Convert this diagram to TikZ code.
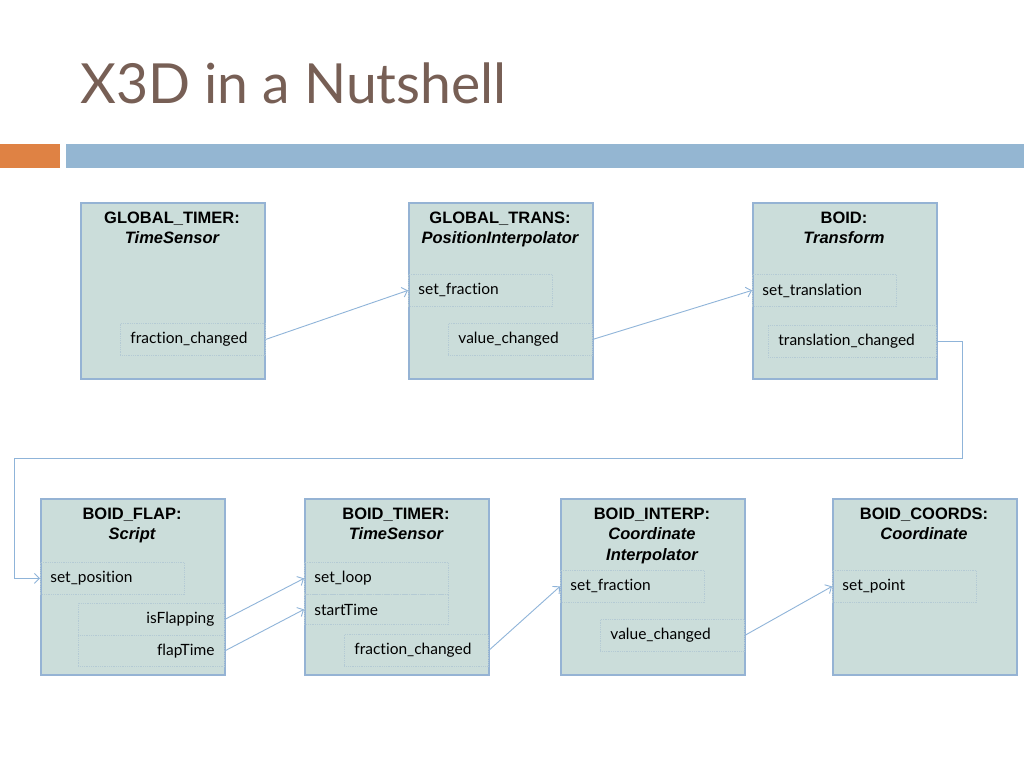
\documentclass[tikz,border=0pt]{standalone}
\usepackage{fontspec}
\setmainfont{Liberation Sans}
\newfontfamily\gill[Ligatures=NoCommon]{Lato}
\usetikzlibrary{arrows.meta}
\definecolor{boxfill}{RGB}{203,221,218}
\definecolor{boxline}{RGB}{149,179,212}
\definecolor{fieldline}{RGB}{180,202,212}
\definecolor{arrowc}{RGB}{143,180,217}
\definecolor{titlec}{RGB}{119,95,85}
\definecolor{orangebar}{RGB}{223,130,68}
\definecolor{bluebar}{RGB}{148,182,210}
\begin{document}
\begin{tikzpicture}[x=1pt,y=-1pt,
  box/.style={draw=boxline, line width=2.2pt, fill=boxfill, minimum width=184pt, minimum height=176pt, anchor=north west, inner sep=0pt},
  head/.style={anchor=north, align=center, inner sep=0pt, font=\fontsize{16.5}{20.5}\selectfont\bfseries},
  field/.style={draw=fieldline, densely dotted, line width=0.8pt, anchor=north west, minimum height=32pt, text width=124pt, inner xsep=10pt, inner ysep=0pt, align=left, font=\gill\fontsize{15.5}{17}\selectfont},
  rfield/.style={field, align=right},
  conn/.style={draw=arrowc, line width=0.9pt, -{Straight Barb[length=5pt,width=10pt]}}
]
\useasboundingbox (0,0) rectangle (1024,768);
\fill[white] (0,0) rectangle (1024,768);
% title
\node[anchor=base west, inner sep=0pt, text=titlec, font=\gill\fontsize{55.3}{61}\selectfont] (title) at (80,103) {X3D in a Nutshell};
\fill[orangebar] (0,144) rectangle (60,168);
\fill[bluebar] (66,144) rectangle (1024,168);

% row 1 boxes
\node[box] (gt) at (80,202) {};
\node[head] (gth) at (172,211.5) {GLOBAL\_TIMER:\\\itshape TimeSensor};
\node[field, minimum width=145pt, text width=125pt] (gt1) at (120,323) {fraction\_changed};

\node[box] (gtr) at (408,202) {};
\node[head] (gtrh) at (500,211.5) {GLOBAL\_TRANS:\\\itshape PositionInterpolator};
\node[field] (gtr1) at (408,274) {set\_fraction};
\node[field] (gtr2) at (448,323) {value\_changed};

\node[box] (bo) at (752,202) {};
\node[head] (boh) at (844,211.5) {BOID:\\\itshape Transform};
\node[field] (bo1) at (752,274) {set\_translation};
\node[field, minimum width=168pt, text width=148pt] (bo2) at (768,325) {translation\_changed};

% row 2 boxes
\node[box] (bf) at (40,498) {};
\node[head] (bfh) at (132,507.5) {BOID\_FLAP:\\\itshape Script};
\node[field] (bf1) at (40,562) {set\_position};
\node[rfield, minimum width=146pt, text width=126pt] (bf2) at (78,603) {isFlapping};
\node[rfield, minimum width=146pt, text width=126pt, minimum height=31pt] (bf3) at (78,635) {flapTime};

\node[box] (bt) at (304,498) {};
\node[head] (bth) at (396,507.5) {BOID\_TIMER:\\\itshape TimeSensor};
\node[field] (bt1) at (304,562) {set\_loop};
\node[field, minimum height=30pt] (bt2) at (304,594) {startTime};
\node[field] (bt3) at (344,634) {fraction\_changed};

\node[box] (bi) at (560,498) {};
\node[head] (bih) at (652,507.5) {BOID\_INTERP:\\\itshape Coordinate\\\itshape Interpolator};
\node[field] (bi1) at (560,570) {set\_fraction};
\node[field] (bi2) at (600,619) {value\_changed};

\node[box] (bc) at (832,498) {};
\node[head] (bch) at (924,507.5) {BOID\_COORDS:\\\itshape Coordinate};
\node[field] (bc1) at (832,570) {set\_point};

% connectors
\coordinate (c1) at (962,458);
\coordinate (c2) at (14,458);
\draw[conn] (gt1.east) -- (gtr1.west);
\draw[conn] (gtr2.east) -- (bo1.west);
\draw[conn] (bo2.east) -| (c1) -- (c2) |- (bf1.west);
\draw[conn] (bf2.east) -- (bt1.west);
\draw[conn] (bf3.east) -- (bt2.west);
\draw[conn] (bt3.east) -- (bi1.west);
\draw[conn] (bi2.east) -- (bc1.west);
\end{tikzpicture}
\end{document}
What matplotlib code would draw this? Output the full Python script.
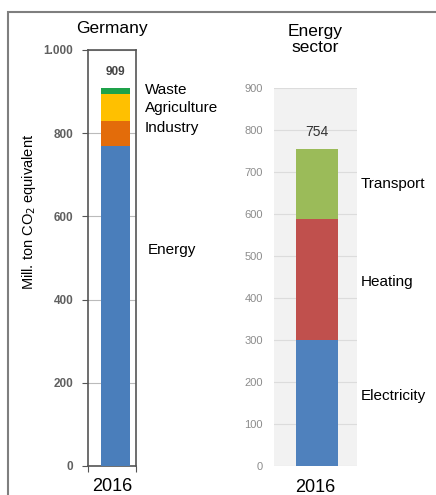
import matplotlib
matplotlib.use("Agg")
import matplotlib.pyplot as plt
from matplotlib.patches import Rectangle

plt.rcParams['font.family'] = ['Liberation Sans', 'DejaVu Sans']

# Germany total, by source (Mill. ton CO2 eq.)
de_sources = ["Energy", "Industry", "Agriculture", "Waste"]
de_values = [770, 60, 65, 14]
de_colors = ["#4a7ebb", "#e36c0a", "#ffc000", "#1ea24a"]
de_total = 909

# energy sector split
en_sectors = ["Electricity", "Heating", "Transport"]
en_values = [300, 288, 166]
en_colors = ["#4f81bd", "#c0504d", "#9bbb59"]
en_total = 754

year = "2016"

fig = plt.figure(figsize=(4.36, 4.95), dpi=100)

# outer frame
fig.patches.append(Rectangle((8/436, -0.1), 1.2, 0.1 + 1 - 12/495, transform=fig.transFigure,
                             fill=False, edgecolor="#7f7f7f", lw=1.5))

# ---- left panel: Germany
ax1 = fig.add_axes([88/436, 1 - 466/495, 48/436, 416/495])
bottom = 0
for v, c in zip(de_values, de_colors):
    ax1.bar(0.07, v, width=0.6, bottom=bottom, color=c, zorder=3)
    bottom += v
ax1.set_xlim(-0.5, 0.5)
ax1.set_ylim(0, 1000)
ax1.set_yticks([0, 200, 400, 600, 800, 1000])
ax1.set_yticklabels(["0", "200", "400", "600", "800", "1.000"])
ax1.grid(axis="y", color="#bbbbbb", lw=0.8, zorder=0)
for s in ax1.spines.values():
    s.set_color("#555555")
    s.set_linewidth(1.2)
ax1.tick_params(axis="y", direction="out", length=4.5, color="#555555",
                labelsize=8.5, labelcolor="#606060", pad=6)
ax1.set_xticks([-0.5, 0.5])
ax1.set_xticklabels([])
ax1.tick_params(axis="x", direction="out", length=4, color="#555555")
ax1.text(0.0, -30, year, ha="center", va="top", fontsize=13)
for lbl in ax1.get_yticklabels():
    lbl.set_fontweight("bold")
ax1.text(0.07, de_total + 38, str(de_total), ha="center", va="center",
         fontsize=8.5, color="#444444", fontweight="bold")
ax1.set_title("Germany", fontsize=12.5, pad=12)
ax1.set_ylabel("Mill. ton CO$_2$ equivalent", fontsize=10.5)
ax1.yaxis.set_label_coords(-1.04, 0.61)

de_label_y = [519, 812, 860, 904]
for name, ly in zip(de_sources, de_label_y):
    ax1.text(0.69 if name != "Energy" else 0.75, ly, name, ha="left", va="center",
             fontsize=11, clip_on=False)

# ---- right panel: energy sector
ax2 = fig.add_axes([274/436, 1 - 466/495, 83/436, 378/495])
ax2.set_facecolor("#f2f2f2")
bottom = 0
for v, c in zip(en_values, en_colors):
    ax2.bar(0.02, v, width=0.5, bottom=bottom, color=c, zorder=3)
    bottom += v
ax2.set_xlim(-0.5, 0.5)
ax2.set_ylim(0, 900)
ax2.set_yticks(range(0, 901, 100))
ax2.grid(axis="y", color="#dcdcdc", lw=0.8, zorder=0)
for s in ax2.spines.values():
    s.set_visible(False)
ax2.tick_params(axis="y", length=0, labelsize=8, labelcolor="#8c8c8c", pad=8)
ax2.set_xticks([])
ax2.text(0.0, -30, year, ha="center", va="top", fontsize=13)
ax2.text(0.02, en_total + 41, str(en_total), ha="center", va="center",
         fontsize=10, color="#333333")
ax2.set_title("Energy\nsector", fontsize=12.5, pad=26, linespacing=1.05)

en_label_y = [167, 438, 671]
for name, ly in zip(en_sectors, en_label_y):
    ax2.text(0.548, ly, name, ha="left", va="center", fontsize=11, clip_on=False)

fig.savefig("out.png", dpi=100)
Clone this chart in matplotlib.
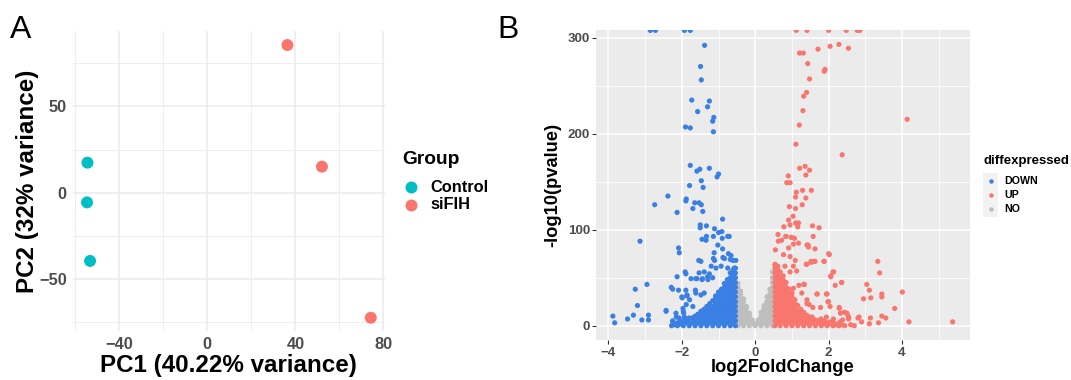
import matplotlib

matplotlib.use("Agg")
import matplotlib.pyplot as plt
from matplotlib.lines import Line2D
from matplotlib.patches import Rectangle

plt.rcParams["font.family"] = ["Liberation Sans", "DejaVu Sans"]

W, H = 1071, 380

# ---- panel A: PCA ----
pca_group = ["Control", "Control", "Control", "siFIH", "siFIH", "siFIH"]
pc1 = [-54.5, -54.7, -53.3, 36.4, 52.1, 74.3]
pc2 = [17.4, -5.6, -39.5, 85.5, 15.1, -72.4]
group_names = ["Control", "siFIH"]
group_colors = ["#00BFC4", "#F8766D"]

# ---- panel B: volcano (log2FoldChange, -log10 pvalue) ----
down_points = [
    (-2.86, 307.6), (-2.72, 307.6), (-1.93, 307.6), (-1.77, 307.6),
    (-1.38, 292), (-1.49, 270), (-1.47, 256), (-1.73, 235), (-1.25, 234),
    (-1.30, 228), (-1.57, 223), (-1.13, 217), (-1.16, 213), (-1.90, 207),
    (-1.77, 206), (-1.14, 202), (-1.77, 167), (-1.25, 164), (-1.51, 163),
    (-1.59, 161), (-1.00, 158), (-1.04, 155), (-1.47, 151), (-1.79, 146),
    (-1.42, 144), (-2.38, 135), (-1.88, 132), (-1.89, 130), (-1.65, 128),
    (-1.53, 128), (-1.47, 126), (-2.74, 126), (-2.13, 118), (-1.70, 122),
    (-1.43, 119), (-0.89, 111), (-1.50, 105), (-1.50, 102), (-1.33, 104),
    (-1.11, 101), (-1.00, 97), (-0.91, 98), (-0.71, 93), (-3.14, 88),
    (-1.45, 90), (-1.33, 93), (-1.14, 93), (-2.09, 81), (-2.07, 76),
    (-1.54, 68), (-1.48, 67), (-0.89, 80), (-1.12, 76), (-1.14, 70),
    (-0.88, 71), (-0.53, 68), (-0.73, 75), (-0.68, 69), (-1.91, 56),
    (-1.89, 54), (-2.13, 51), (-1.75, 49), (-1.59, 49), (-1.45, 48),
    (-1.29, 48), (-2.95, 43), (-3.27, 38), (-2.29, 40), (-2.25, 38),
    (-2.09, 37), (-1.89, 37), (-1.63, 37), (-2.00, 30), (-1.86, 31),
    (-3.21, 21), (-1.97, 18), (-2.43, 15), (-3.88, 10), (-3.32, 11),
    (-2.91, 11), (-3.83, 3), (-3.48, 7), (-3.09, 6), (-2.91, 6),
    (-2.25, 4), (-2.15, 9), (-1.95, 13), (-1.34, 89), (-1.02, 84),
    (-0.90, 91), (-0.75, 93), (-0.66, 73), (-0.61, 68), (-1.11, 68),
    (-0.84, 70), (-1.20, 62), (-1.07, 60), (-0.93, 62), (-0.75, 60),
    (-0.57, 60), (-1.53, 55), (-1.39, 56), (-1.25, 54), (-1.62, 49),
    (-1.44, 49), (-1.30, 51), (-1.16, 50), (-1.99, 29), (-1.86, 32),
    (-1.79, 27), (-1.62, 34), (-1.48, 32), (-1.39, 34), (-1.88, 22),
    (-1.70, 20), (-2.16, 13), (-1.96, 15), (-2.25, 5), (-2.07, 8),
    (-1.93, 9), (-2.43, 16),
]
down_core = {
    -0.54: [0, 5, 10, 15, 20, 25, 30, 35, 40, 45, 50, 55, 60],
    -0.61: [3, 8, 13, 18, 23, 28, 33, 38, 43, 48, 53, 58],
    -0.68: [0, 5, 10, 15, 20, 25, 30, 35, 40, 45, 50, 55],
    -0.76: [3, 8, 13, 18, 23, 28, 33, 38, 43, 48],
    -0.84: [0, 5, 10, 15, 20, 25, 30, 35, 40, 44],
    -0.92: [3, 8, 13, 18, 23, 28, 33, 38],
    -1.00: [0, 5, 10, 15, 20, 25, 30, 35],
    -1.08: [3, 8, 13, 18, 23, 28, 31],
    -1.16: [0, 5, 10, 15, 20, 26],
    -1.24: [3, 8, 13, 18, 23],
    -1.32: [0, 5, 10, 15, 20],
    -1.40: [3, 8, 13, 17],
    -1.48: [0, 5, 10, 15],
    -1.56: [3, 8, 12],
    -1.64: [0, 5, 10],
    -1.72: [3, 8],
    -1.80: [0, 5, 8],
    -1.88: [3, 6],
    -1.96: [0, 5],
    -2.04: [2, 4],
    -2.12: [0, 3],
    -2.20: [1],
    -2.28: [0],
}
up_points = [
    (1.12, 307.6), (1.41, 307.6), (2.00, 307.6), (2.48, 307.6), (2.78, 307.6),
    (2.85, 307.6), (1.21, 284), (1.31, 284), (1.71, 288), (2.04, 291),
    (2.28, 293), (2.54, 289), (1.43, 273), (1.90, 267), (1.88, 265),
    (1.48, 257), (1.40, 243), (1.32, 239), (1.30, 224), (1.20, 209),
    (1.11, 189), (4.14, 215), (2.37, 178), (0.90, 156), (0.86, 149),
    (0.95, 149), (1.21, 164), (1.36, 166), (1.48, 162), (1.38, 157),
    (1.12, 139), (1.29, 141), (1.53, 141), (1.38, 133), (1.10, 134),
    (1.28, 126), (0.93, 124), (1.10, 122), (1.03, 114), (0.91, 110),
    (1.10, 107), (1.18, 107), (0.95, 105), (0.78, 103), (1.16, 103),
    (1.56, 104), (1.74, 102), (0.62, 95), (0.84, 93), (0.98, 92),
    (1.07, 91), (1.58, 93), (1.44, 84), (1.45, 82), (1.63, 80),
    (2.02, 74), (1.39, 64), (1.53, 66), (1.63, 67), (1.88, 67),
    (3.34, 67), (3.39, 55), (2.06, 52), (2.12, 56), (2.18, 42),
    (2.36, 45), (3.04, 43), (3.11, 37), (3.45, 33), (3.45, 30),
    (3.15, 29), (2.95, 28), (4.01, 35), (1.69, 33), (1.94, 33),
    (1.34, 43), (2.00, 25), (2.04, 20), (1.57, 19), (1.41, 23),
    (2.29, 18), (2.43, 14), (3.80, 18), (2.53, 10), (2.83, 9),
    (3.45, 10), (3.56, 8), (3.14, 8), (4.19, 4), (5.38, 4),
    (2.90, 4), (3.11, 2), (3.36, 3), (2.32, 4), (2.18, 2),
    (2.54, 7), (2.13, 7), (2.38, 6), (1.79, 7), (2.80, 8),
    (0.55, 79), (0.63, 88), (0.72, 89), (0.83, 93), (0.99, 92),
    (1.04, 85), (1.18, 86), (0.91, 81), (1.41, 84), (2.00, 75),
    (0.77, 74), (0.95, 72), (1.09, 68), (1.41, 64), (1.52, 67),
    (1.61, 67), (1.87, 67), (0.54, 63), (0.60, 60), (0.81, 62),
    (0.95, 56), (1.04, 62), (1.13, 57), (2.14, 56), (2.06, 51),
    (2.35, 45), (1.19, 42), (1.32, 43), (1.04, 39), (1.27, 34),
    (1.68, 33), (1.96, 33), (1.41, 27), (1.47, 22), (1.98, 25),
    (1.78, 19), (2.29, 19), (2.32, 13), (2.50, 13), (1.27, 11),
    (1.55, 9), (1.94, 9), (2.55, 8),
]
up_core = {
    0.54: [0, 5, 10, 15, 20, 25, 30, 35, 40, 45, 50, 55, 60, 64],
    0.61: [3, 8, 13, 18, 23, 28, 33, 38, 43, 48, 53, 58, 62],
    0.68: [0, 5, 10, 15, 20, 25, 30, 35, 40, 45, 50, 56],
    0.76: [3, 8, 13, 18, 23, 28, 33, 38, 43, 48, 52],
    0.84: [0, 5, 10, 15, 20, 25, 30, 35, 40, 45],
    0.92: [3, 8, 13, 18, 23, 28, 33, 38],
    1.00: [0, 5, 10, 15, 20, 25, 30, 34],
    1.08: [3, 8, 13, 18, 23, 27],
    1.16: [0, 5, 10, 15, 21],
    1.24: [3, 8, 13, 17],
    1.32: [0, 5, 10, 14],
    1.40: [3, 8, 11],
    1.48: [0, 5, 9],
    1.56: [3, 7],
    1.64: [0, 6],
    1.72: [3, 5],
    1.80: [0, 4],
    1.88: [2, 5],
    1.96: [0, 3],
    2.04: [2, 4],
    2.12: [0, 3],
    2.20: [1],
    2.28: [0, 2],
    2.36: [1],
    2.44: [0],
    2.60: [1],
    2.70: [0],
}
no_core = {
    -0.47: [0, 5, 10, 15, 20, 25, 30, 35, 40, 44],
    -0.40: [3, 8, 13, 18, 23, 28, 33, 36],
    -0.32: [0, 5, 10, 15, 20, 25, 28],
    -0.24: [3, 8, 13, 18, 20],
    -0.16: [0, 5, 10, 13],
    -0.08: [2, 6],
    0.00: [0, 2],
    0.08: [2, 6],
    0.16: [0, 5, 10, 14],
    0.24: [3, 8, 13, 18, 21],
    0.32: [0, 5, 10, 15, 20, 25, 30],
    0.40: [3, 8, 13, 18, 23, 28, 33, 38],
    0.47: [0, 5, 10, 15, 20, 25, 30, 35, 40, 45, 50, 56],
}
diff_levels = ["DOWN", "UP", "NO"]
diff_colors = ["#3A7FE3", "#F8766D", "#BEBEBE"]


def unpack(points, core):
    xs = [p[0] for p in points]
    ys = [p[1] for p in points]
    for x, col in core.items():
        xs += [x] * len(col)
        ys += col
    return xs, ys


def fx(px):
    return px / W


def fy(py):
    return 1 - py / H


fig = plt.figure(figsize=(W / 100, H / 100), dpi=100)

# ---------------- A ----------------
axA = fig.add_axes([fx(72.7), fy(331.4), 312.4 / W, 300 / H])
axA.set_xlim(-61.2, 80.8)
axA.set_ylim(-80.3, 93.4)
for s in axA.spines.values():
    s.set_visible(False)
axA.set_xticks([-40, 0, 40, 80])
axA.set_yticks([-50, 0, 50])
axA.set_xticks([-60, -20, 20, 60], minor=True)
axA.set_yticks([-75, -25, 25, 75], minor=True)
axA.grid(True, which="major", color="#EBEBEB", lw=1.1)
axA.grid(True, which="minor", color="#EBEBEB", lw=0.6)
axA.set_axisbelow(True)
axA.tick_params(which="both", length=0, pad=4.3, labelsize=11.8, labelcolor="#4D4D4D")
for lab in axA.get_xticklabels() + axA.get_yticklabels():
    lab.set_fontweight("bold")
for g, c in zip(group_names, group_colors):
    xs = [x for x, gg in zip(pc1, pca_group) if gg == g]
    ys = [y for y, gg in zip(pc2, pca_group) if gg == g]
    axA.scatter(xs, ys, s=74, color=c, edgecolors="none", zorder=3)
axA.set_xlabel("PC1 (40.22% variance)", fontsize=17.4, fontweight="bold", va="center")
axA.xaxis.set_label_coords(0.5, -0.115)
axA.set_ylabel("PC2 (32% variance)", fontsize=17.4, fontweight="bold", va="center")
axA.yaxis.set_label_coords(-0.145, 0.5)

# legend A
fig.text(fx(402), fy(160), "Group", fontsize=13.8, fontweight="bold", va="center")
for i, (g, c) in enumerate(zip(group_names, group_colors)):
    yy = 187 + i * 17.7
    fig.add_artist(Line2D([fx(410.7)], [fy(yy)], marker="o", ms=8.6, color=c,
                          mec="none", transform=fig.transFigure))
    fig.text(fx(430), fy(yy), g, fontsize=11.8, fontweight="bold", va="center")

# ---------------- B ----------------
axB = fig.add_axes([fx(596), fy(340), 373.5 / W, 310 / H])
axB.set_facecolor("#EBEBEB")
for s in axB.spines.values():
    s.set_visible(False)
axB.set_xlim(-4.34, 5.84)
axB.set_ylim(-14.9, 308)
axB.set_xticks([-4, -2, 0, 2, 4])
axB.set_yticks([0, 100, 200, 300])
axB.set_xticks([-3, -1, 1, 3, 5], minor=True)
axB.set_yticks([50, 150, 250], minor=True)
axB.grid(True, which="major", color="white", lw=1.1)
axB.grid(True, which="minor", color="white", lw=0.55)
axB.set_axisbelow(True)
axB.tick_params(which="major", length=2.75, width=0.8, color="#333333",
                labelsize=9.6, labelcolor="#4D4D4D")
axB.tick_params(axis="y", pad=1.5)
axB.tick_params(axis="x", pad=2)
axB.tick_params(which="minor", length=0)
for lab in axB.get_xticklabels() + axB.get_yticklabels():
    lab.set_fontweight("bold")

nx, ny = unpack([], no_core)
dx, dy = unpack(down_points, down_core)
ux, uy = unpack(up_points, up_core)
axB.scatter(nx, ny, s=14, color=diff_colors[2], edgecolors="none", zorder=2)
axB.scatter(dx, dy, s=14, color=diff_colors[0], edgecolors="none", zorder=2)
axB.scatter(ux, uy, s=14, color=diff_colors[1], edgecolors="none", zorder=2)

axB.set_xlabel("log2FoldChange", fontsize=13.2, fontweight="bold", va="center")
axB.xaxis.set_label_coords(0.5, (340 - 368) / 310)
axB.set_ylabel("-log10(pvalue)", fontsize=13.2, fontweight="bold", va="center")
axB.yaxis.set_label_coords((553 - 596) / 373.5, 0.5)

# legend B
fig.text(fx(983), fy(161), "diffexpressed", fontsize=9.5, fontweight="bold", va="center")
fig.add_artist(Rectangle((fx(983.3), fy(216.7)), 15 / W, 44 / H, facecolor="#F2F2F2",
                         edgecolor="none", transform=fig.transFigure))
for i, (lv, c) in enumerate(zip(diff_levels, diff_colors)):
    yy = 181 + i * 14.2
    fig.add_artist(Line2D([fx(990.7)], [fy(yy)], marker="o", ms=3.2, color=c,
                          mec="none", transform=fig.transFigure))
    fig.text(fx(1004.3), fy(yy), lv, fontsize=7.7, fontweight="bold", va="center")

# panel tags
fig.text(fx(10), fy(38), "A", fontsize=23, va="baseline")
fig.text(fx(497), fy(38), "B", fontsize=23, va="baseline")

fig.savefig("out.png", dpi=100)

───

# PROMPT:
Set down exactly the lines above, from the line containing "What matplotlib code" through the line containing "plt.rcParams['font.family'] = ['Liberation". Skip the pictures.

# RESPONSE:
What matplotlib code would draw this? Output the full Python script.
import matplotlib
matplotlib.use("Agg")
import matplotlib.pyplot as plt
from matplotlib.patches import Rectangle

plt.rcParams['font.family'] = ['Liberation Sans', 'DejaVu Sans']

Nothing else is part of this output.